3月17日の回では、喫茶店「「Dippermouth Blues(ディッパーマウス・ブルース)」店主の定一さんが登場したと思ったら、それは息子の健一さんでした。演じているのが定一役だった世良公則さん。父親と息子とを上手に演じ分けた世良さんに拍手喝采です。
このドラマではこれまでにも「親と子を同じ人が演じるパターン」が出てきました。たとえば尾上菊之助さんが「モモケン」こと桃山剣之介の初代と二代目を演じたり、堀部圭亮さんが荒物屋「あかにし」の店主・赤螺吉兵衛と息子の親子の二役で笑いをとったり。何とも遊び心のある演出です。
いや、演出や配役の遊びだけではなく、このドラマが持つ深いテーマ--巡っていく円のようなもの(制作統括・堀之内礼二郎氏)を表しているようです。
その一方で、安子に恋した若い勇ちゃんを演じて爽やかな味を出していた村上虹郎さんが、年老いたら何と目黒祐樹さんになって出てきたり。村上さんの再登場を期待したこちらとしては一瞬「がくっ」ときたけれど、いやいやそう悪くもない。勇ちゃんって何となくこんなオジサンになりそうだ。目黒さんの演技のさじ加減が見事でした。

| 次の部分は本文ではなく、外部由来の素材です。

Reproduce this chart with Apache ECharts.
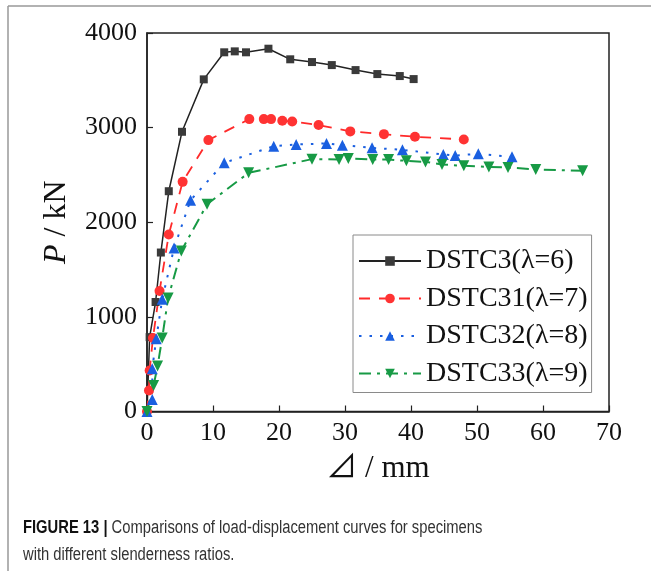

そしていよいよ安子(上白石萌音)が娘・るい(深津絵里)を一人残して渡米した謎が解かれる山場を迎えていく。ワクワクしつつも、謎が解かれてしまったら物語に幕が引かれてしまうとロスにおびえる日々。
はてさて安子はどのようにるいと再会するのか。という物語の筋を追うのも興味深いのですが、もう一つ、このドラマには不思議に関心をかきたてる点があります。
「そういえばあの人どうしているのかな」と過去の脇役たちがやたらに気になる点です。ささやかなエピソードがふと思い起こされたり顔が浮かんだり。今元気だろうか、何をしているのだろうかと妙に懐かしい。